• Reuters, AFP-Jiji


Mitsui OSK Lines Ltd. said on Friday it would spend about ¥1 billion ($9.42 million) to pay for measures to help Mauritius, including the clean-up of a mangrove forest and contribution to an environmental recovery fund.

A bulk carrier chartered by the Japanese shipping company ran aground on a reef in Mauritius on July 25 and later began leaking oil, causing a marine ecological disaster around the Indian Ocean island.

“The owner of the ship takes primary legal responsibility, but we, as the charterer of the ship, have to bear a social responsibility and take proper measures, as this accident has significantly impacted the environment and people’s life in Mauritius,” Mitsui OSK President Junichiro Ikeda told a news conference Friday.

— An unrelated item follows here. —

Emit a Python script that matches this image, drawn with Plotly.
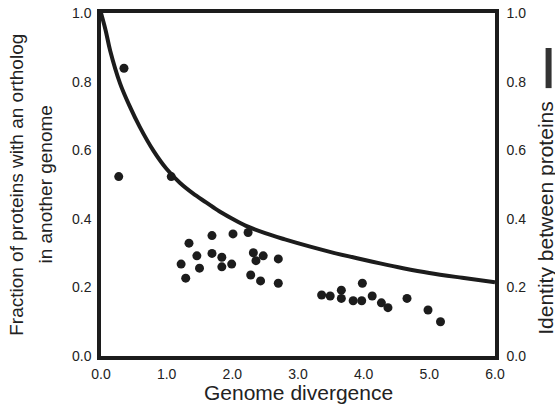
import plotly.graph_objects as go

# Curve: identity between proteins (right axis)
curve_x = [0.0, 0.07, 0.14, 0.29, 0.44, 0.59, 0.8, 1.0, 1.2, 1.4, 1.6, 1.8, 2.0, 2.2, 2.5,
           2.8, 3.2, 3.5, 3.9, 4.25, 4.6, 5.0, 5.5, 6.0]
curve_y = [1.0, 0.95, 0.89, 0.795, 0.727, 0.668, 0.598, 0.545, 0.505, 0.474, 0.448, 0.422,
           0.400, 0.380, 0.358, 0.340, 0.318, 0.303, 0.285, 0.270, 0.256, 0.242, 0.228, 0.215]

# Dots: fraction of proteins with an ortholog (left axis)
pts_x = [0.27, 0.35, 1.07, 1.22, 1.29, 1.34, 1.46, 1.50, 1.69, 1.69, 1.84, 1.84, 1.99, 2.01,
         2.24, 2.28, 2.32, 2.36, 2.43, 2.47, 2.70, 2.70, 3.36, 3.49, 3.66, 3.66, 3.84, 3.97,
         3.98, 4.13, 4.27, 4.37, 4.66, 4.98, 5.17]
pts_y = [0.523, 0.839, 0.523, 0.268, 0.227, 0.329, 0.292, 0.256, 0.351, 0.299, 0.288, 0.26,
         0.268, 0.356, 0.36, 0.236, 0.301, 0.278, 0.219, 0.292, 0.283, 0.212, 0.178, 0.175,
         0.192, 0.168, 0.161, 0.161, 0.212, 0.175, 0.155, 0.141, 0.168, 0.134, 0.10]

x_ticks = [0, 1, 2, 3, 4, 5, 6]
x_ticktext = ["0.0", "1.0", "2.0", "3.0", "4.0", "5.0", "6.0"]
y_ticks = [0, 0.2, 0.4, 0.6, 0.8, 1.0]
y_ticktext = ["0.0", "0.2", "0.4", "0.6", "0.8", "1.0"]

INK = "#1c1c1c"
FONT = "Liberation Sans, Arial, sans-serif"

fig = go.Figure()
fig.add_trace(go.Scatter(x=pts_x, y=pts_y, mode="markers",
                         marker=dict(size=9, color=INK), showlegend=False, yaxis="y"))
fig.add_trace(go.Scatter(x=curve_x, y=curve_y, mode="lines", line_shape="spline",
                         line=dict(color=INK, width=4), showlegend=False, yaxis="y2"))

axis_common = dict(showline=True, linecolor=INK, linewidth=3.5, showgrid=False,
                   zeroline=False, ticks="", automargin=False, ticklabeloverflow="allow",
                   tickfont=dict(size=14, color="#222", family=FONT))

fig.update_layout(
    template="none",
    width=555, height=408,
    margin=dict(l=101, r=60, t=13, b=52, autoexpand=False),
    paper_bgcolor="white", plot_bgcolor="white",
    font=dict(family=FONT, color="#222"),
    xaxis=dict(range=[0, 6], tickvals=x_ticks, ticktext=x_ticktext, mirror=True,
               ticklabelstandoff=2, **axis_common),
    yaxis=dict(range=[0, 1], tickvals=y_ticks, ticktext=y_ticktext, mirror=True,
               ticklabelstandoff=3, **axis_common),
    yaxis2=dict(range=[0, 1], tickvals=y_ticks, ticktext=y_ticktext, overlaying="y",
                side="right", ticklabelstandoff=5, **axis_common),
    annotations=[
        dict(text="Genome divergence", x=0.5, y=-0.105, xref="paper", yref="paper",
             showarrow=False, xanchor="center", yanchor="middle", font=dict(size=21)),
        dict(text="Fraction of proteins with an ortholog", x=-0.215, y=0.5, xref="paper",
             yref="paper", showarrow=False, textangle=-90, xanchor="center",
             yanchor="middle", font=dict(size=19)),
        dict(text="in another genome", x=-0.142, y=0.5, xref="paper", yref="paper",
             showarrow=False, textangle=-90, xanchor="center", yanchor="middle",
             font=dict(size=19)),
        dict(text="Identity between proteins", x=1.126, y=0.402, xref="paper", yref="paper",
             showarrow=False, textangle=-90, xanchor="center", yanchor="middle",
             font=dict(size=21)),
    ],
    shapes=[
        dict(type="line", xref="paper", yref="paper", x0=1.136, x1=1.136, y0=0.781, y1=0.898,
             line=dict(color="#333", width=6)),
    ],
)

# remove the default page margin so the 555x408 figure fills the window exactly
fig.write_html("out.html", config={"displayModeBar": False},
               post_script="document.body.style.margin='0';document.body.style.overflow='hidden';")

Mitsui OSK plans to contribute about ¥800 million over several years to establish a Mauritius natural environment recovery fund and another ¥100 million to several local NGOs and local funds established by public agencies such as the Mauritius government and the United Nations.

It will send its employees to Mauritius to replace some of the 13 staff who have already been sent.

In addition, the shipping company plans to provide further support to local fishing and tourism industries, though details will be worked out later.

The Panamanian-flagged MV Wakashio began spilling fuel oil on Aug. 6, prompting the Mauritian government to announce an environmental emergency.

Media reports this week said initial investigation results by Panamanian authorities questioned the level of seamanship onboard the Wakashio.

The investigation has confirmed earlier reports that the crew were having a birthday party when the accident occurred and that the Wakashio had diverted from its approved navigation plan, the reports said. Reuters has not been able to confirm the latest reports but earlier reported the birthday party.

The captain and another member of the crew have been arrested by Mauritius police. The crew were supplied by maritime services company Anglo-Eastern Group, and the Hong Kong-based company has not responded to several requests for comment since Thursday.

“We have recognized a media report about the investigation by Panama’s authority, but we would like to wait for the results of the inquiry by the Mauritius government,” the vessel’s owner Nagashiki Shipping said through its public relations company, MTI Network.

The MV Wakashio carried 4,000 tons of fuel that began seeping into the island nation’s pristine, coral-filled waters.

After the boat split in two, the larger piece was towed out to sea and sunk, but the smaller section remains stranded on the reef.

More than 1,000 tons of oil is believed to have leaked from the ship, with the rest siphoned out before it spilled.

The oil has affected mangrove areas that are complicated to clean.

Scientists say that the full impact of the spill is still unfolding but that the damage could affect Mauritius and its tourism-dependent economy for decades.

The wildlife at risk include the seagrasses blanketing sand in the shallow waters, clownfish living in coral reefs, mangroves systems, and the critically endangered Pink Pigeon, endemic to the island.

Both the operator and Nagashiki Shipping have apologized for the spill. Nagashiki last month pledged to “sincerely” respond to requests for compensation.

It was not immediately clear if the funds promised by Mitsui would satisfy demands from the Mauritius government for compensation from the companies for “all losses and damages” caused by the spill and clean-up costs.

Foreign Minister Toshimitsu Motegi said last week the country would continue supporting recovery efforts.

The accident is still under investigation by Mauritian authorities.

Kyodo News said last month the ship’s crew had steered it close to shore because they wanted to find a mobile signal so they could contact family and ask about the coronavirus situation at home.

It cited an unnamed judicial source, who also said an alcohol-fueled birthday party had been held on board before the accident, though it was not clear if on-duty crew participated.